Encore une fois votre diction y est pour quelque chose…
Je ne sais pas si je prononce de façon impeccable, mais je le fais avec amour. Je sais difficilement juger, le français est une langue des lèvres, ma langue est une langue de la gorge…on ne parle pas de ça souvent, mais c’est important et très sensuel, la sensation des paroles, ce n’est pas seulement le sens des paroles, mais l’acte de parler, la sensation…C’est quelque chose dont on ne parle pas dans le jazz : on parle de timing, de phrasing, d’arrangements et les autres aspects, mais jamais de ce côté physique de la langue qui compte beaucoup pour moi.
Y a-t-il des choix de chansons qui vous sont apparus évidents ?
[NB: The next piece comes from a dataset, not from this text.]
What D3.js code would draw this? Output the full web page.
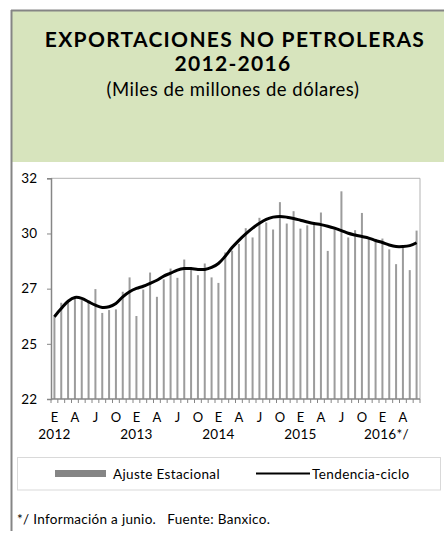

Chaque chanson m’a parlé avec puissance, mais il y a des souvenirs très forts comme en écoutant « Raconte-moi » pour la première fois, j’étais bouleversée et j’ai su qu’il fallait me l’approprier, c’était ma chanson dans un sens autobiographique, je savais que ce serait le titre, une chose douce, intimiste. Ce texte est si sensuel, c’est l’acte de raconter et d’écouter, être avec les yeux fermés et écouter la voix de la personne qu’on aime, on peut parler de n’importe quoi, ça peut être des bêtises ; ce que j’aime dans cette histoire c’est que ce n’est pas la vie parfaite, idéale, il y a cette lutte car elle lui dit: je m’en fous des choses de ta vie, viens avec moi, reste avec moi dans un moment tendre et intimiste, le monde extérieur reste à l’extérieur, la porte est fermée…et pour moi qui fonctionne beaucoup avec les oreilles, c’est important : j’aime les sons, le bruit des arbres, je passe ma vie en m’écoutant et cette image d’écouter elle est dans cette chanson. « Venus du Melo » est une chanson un peu plus névrotique avec cette lutte, mais c’est adorable, « Jardin d’Hiver », un autre moment de nature, intimiste qui parle de désir et de séduction… Ces chansons là je savais que je les ferais. La chanson de Jonasz m’a bouleversée, c’était un cadeau pour moi d’écouter cette chanson que je ne connaissais pas.
Vous vivez dans le Colorado, un état où la culture européenne est peu voire pas connue.
Dans le Colorado, je suis loin de la culture française, mais il y a les films, les livres, la musique, mais là il y aussi la montagne et c’est aussi quelque chose qui compte pour moi.